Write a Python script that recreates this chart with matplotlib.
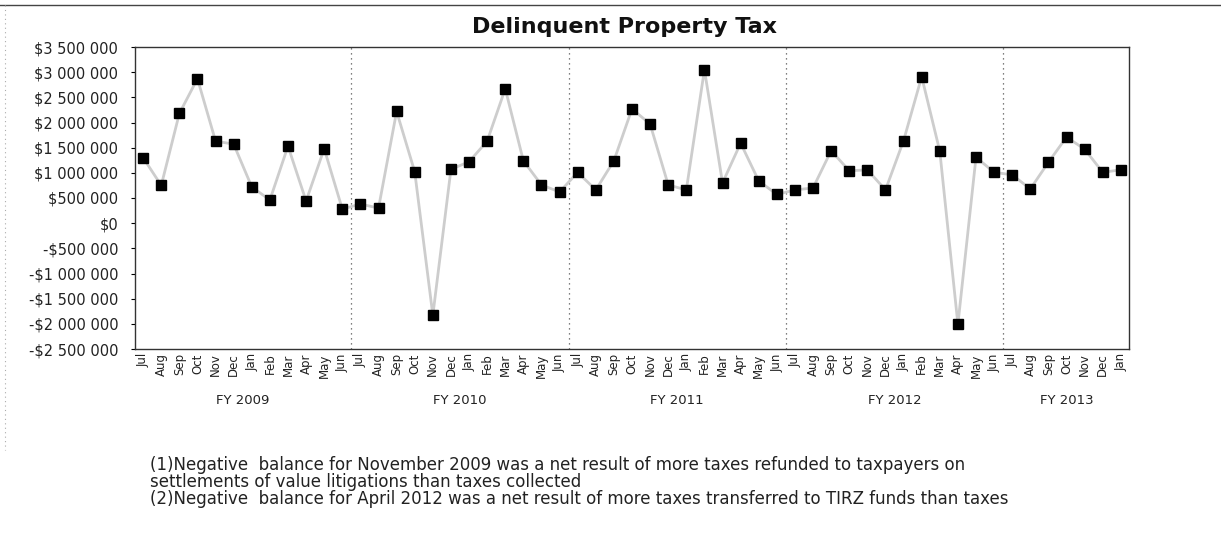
import matplotlib
matplotlib.use("Agg")
import matplotlib.pyplot as plt
from matplotlib.lines import Line2D

months = ["Jul", "Aug", "Sep", "Oct", "Nov", "Dec", "Jan", "Feb", "Mar", "Apr", "May", "Jun"]
fy_labels = ["FY 2009", "FY 2010", "FY 2011", "FY 2012", "FY 2013"]
fy_counts = [12, 12, 12, 12, 7]

fy2009 = [1300000, 750000, 2180000, 2870000, 1630000, 1570000, 720000, 460000, 1530000, 440000, 1480000, 280000]
fy2010 = [380000, 300000, 2220000, 1020000, -1830000, 1070000, 1220000, 1630000, 2670000, 1240000, 760000, 620000]
fy2011 = [1010000, 660000, 1240000, 2270000, 1970000, 760000, 660000, 3050000, 800000, 1590000, 840000, 570000]
fy2012 = [660000, 700000, 1440000, 1040000, 1060000, 660000, 1640000, 2910000, 1430000, -2010000, 1310000, 1010000]
fy2013 = [960000, 680000, 1210000, 1710000, 1470000, 1010000, 1060000]

yticks = list(range(-2500000, 3500001, 500000))

notes = [
    "(1)Negative  balance for November 2009 was a net result of more taxes refunded to taxpayers on",
    "settlements of value litigations than taxes collected",
    "(2)Negative  balance for April 2012 was a net result of more taxes transferred to TIRZ funds than taxes",
]

values = fy2009 + fy2010 + fy2011 + fy2012 + fy2013
labels = []
for c in fy_counts:
    labels += months[:c]
x = list(range(len(values)))

plt.rcParams['font.family'] = ['DejaVu Sans']

fig = plt.figure(figsize=(12.21, 5.33), dpi=100)
ax = fig.add_axes([135/1221, 1 - 349/533, (1129-135)/1221, (349-47)/533])

ax.plot(x, values, color="#cdcdcd", linewidth=2.0, zorder=2)
ax.plot(x, values, linestyle="none", marker="s", markersize=7.5, color="black", zorder=3)

ax.set_xlim(-0.45, len(values) - 0.55)
ax.set_ylim(-2500000, 3500000)

def fmt(v):
    s = "{:,}".format(abs(v)).replace(",", " ")
    return ("-$" if v < 0 else "$") + s

ax.set_yticks(yticks)
ax.set_yticklabels([fmt(v) for v in yticks], fontsize=10.5, color="#222222")
ax.set_xticks(x)
ax.set_xticklabels(labels, rotation=90, fontsize=8.5, color="#222222")
ax.tick_params(axis="y", length=3, width=0.8, pad=9)
ax.tick_params(axis="x", length=0, pad=3)

for s in ax.spines.values():
    s.set_linewidth(1.0)
    s.set_color("#333333")

# fiscal year dividers and labels
start = 0
for i, (lab, c) in enumerate(zip(fy_labels, fy_counts)):
    if i > 0:
        ax.axvline(start - 0.5, color="#555555", linestyle=(0, (1, 3)), linewidth=0.9, zorder=1)
    center = start + (c - 1) / 2
    ax.text(center, -0.169, lab, transform=ax.get_xaxis_transform(), ha="center", va="center",
            fontsize=9.5, color="#222222")
    start += c

fig.text(625/1221, 1 - 27/533, "Delinquent Property Tax", ha="center", va="center",
         fontsize=16, fontweight="bold", color="#111111")

for k, line in enumerate(notes):
    fig.text(150/1221, 1 - (465 + 17*k)/533, line, ha="left", va="center", fontsize=12, color="#222222")

# page border lines
fig.add_artist(Line2D([0, 1], [1 - 5/533, 1 - 5/533], transform=fig.transFigure, color="#444444", linewidth=1.0))
fig.add_artist(Line2D([5/1221, 5/1221], [1 - 5/533, 1 - 450/533], transform=fig.transFigure, color="#aaaaaa",
                      linewidth=0.8, linestyle=(0, (1, 3))))

fig.savefig("out.png", dpi=100)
━━━━
▶ [Instructions to follow] Retype everything in the material word for word, minus pictures.

▶ [Exercise result]
Write a Python script that recreates this chart with matplotlib.
import matplotlib
matplotlib.use("Agg")
import matplotlib.pyplot as plt
from matplotlib.lines import Line2D

months = ["Jul", "Aug", "Sep", "Oct", "Nov", "Dec", "Jan", "Feb", "Mar", "Apr", "May", "Jun"]
fy_labels = ["FY 2009", "FY 2010", "FY 2011", "FY 2012", "FY 2013"]
fy_counts = [12, 12, 12, 12, 7]

fy2009 = [1300000, 750000, 2180000, 2870000, 1630000, 1570000, 720000, 460000, 1530000, 440000, 1480000, 280000]
fy2010 = [380000, 300000, 2220000, 1020000, -1830000, 1070000, 1220000, 1630000, 2670000, 1240000, 760000, 620000]
fy2011 = [1010000, 660000, 1240000, 2270000, 1970000, 760000, 660000, 3050000, 800000, 1590000, 840000, 570000]
fy2012 = [660000, 700000, 1440000, 1040000, 1060000, 660000, 1640000, 2910000, 1430000, -2010000, 1310000, 1010000]
fy2013 = [960000, 680000, 1210000, 1710000, 1470000, 1010000, 1060000]

yticks = list(range(-2500000, 3500001, 500000))

notes = [
    "(1)Negative  balance for November 2009 was a net result of more taxes refunded to taxpayers on",
    "settlements of value litigations than taxes collected",
    "(2)Negative  balance for April 2012 was a net result of more taxes transferred to TIRZ funds than taxes",
]

values = fy2009 + fy2010 + fy2011 + fy2012 + fy2013
labels = []
for c in fy_counts:
    labels += months[:c]
x = list(range(len(values)))

plt.rcParams['font.family'] = ['DejaVu Sans']

fig = plt.figure(figsize=(12.21, 5.33), dpi=100)
ax = fig.add_axes([135/1221, 1 - 349/533, (1129-135)/1221, (349-47)/533])

ax.plot(x, values, color="#cdcdcd", linewidth=2.0, zorder=2)
ax.plot(x, values, linestyle="none", marker="s", markersize=7.5, color="black", zorder=3)

ax.set_xlim(-0.45, len(values) - 0.55)
ax.set_ylim(-2500000, 3500000)

def fmt(v):
    s = "{:,}".format(abs(v)).replace(",", " ")
    return ("-$" if v < 0 else "$") + s

ax.set_yticks(yticks)
ax.set_yticklabels([fmt(v) for v in yticks], fontsize=10.5, color="#222222")
ax.set_xticks(x)
ax.set_xticklabels(labels, rotation=90, fontsize=8.5, color="#222222")
ax.tick_params(axis="y", length=3, width=0.8, pad=9)
ax.tick_params(axis="x", length=0, pad=3)

for s in ax.spines.values():
    s.set_linewidth(1.0)
    s.set_color("#333333")

# fiscal year dividers and labels
start = 0
for i, (lab, c) in enumerate(zip(fy_labels, fy_counts)):
    if i > 0:
        ax.axvline(start - 0.5, color="#555555", linestyle=(0, (1, 3)), linewidth=0.9, zorder=1)
    center = start + (c - 1) / 2
    ax.text(center, -0.169, lab, transform=ax.get_xaxis_transform(), ha="center", va="center",
            fontsize=9.5, color="#222222")
    start += c

fig.text(625/1221, 1 - 27/533, "Delinquent Property Tax", ha="center", va="center",
         fontsize=16, fontweight="bold", color="#111111")

for k, line in enumerate(notes):
    fig.text(150/1221, 1 - (465 + 17*k)/533, line, ha="left", va="center", fontsize=12, color="#222222")

# page border lines
fig.add_artist(Line2D([0, 1], [1 - 5/533, 1 - 5/533], transform=fig.transFigure, color="#444444", linewidth=1.0))
fig.add_artist(Line2D([5/1221, 5/1221], [1 - 5/533, 1 - 450/533], transform=fig.transFigure, color="#aaaaaa",
                      linewidth=0.8, linestyle=(0, (1, 3))))

fig.savefig("out.png", dpi=100)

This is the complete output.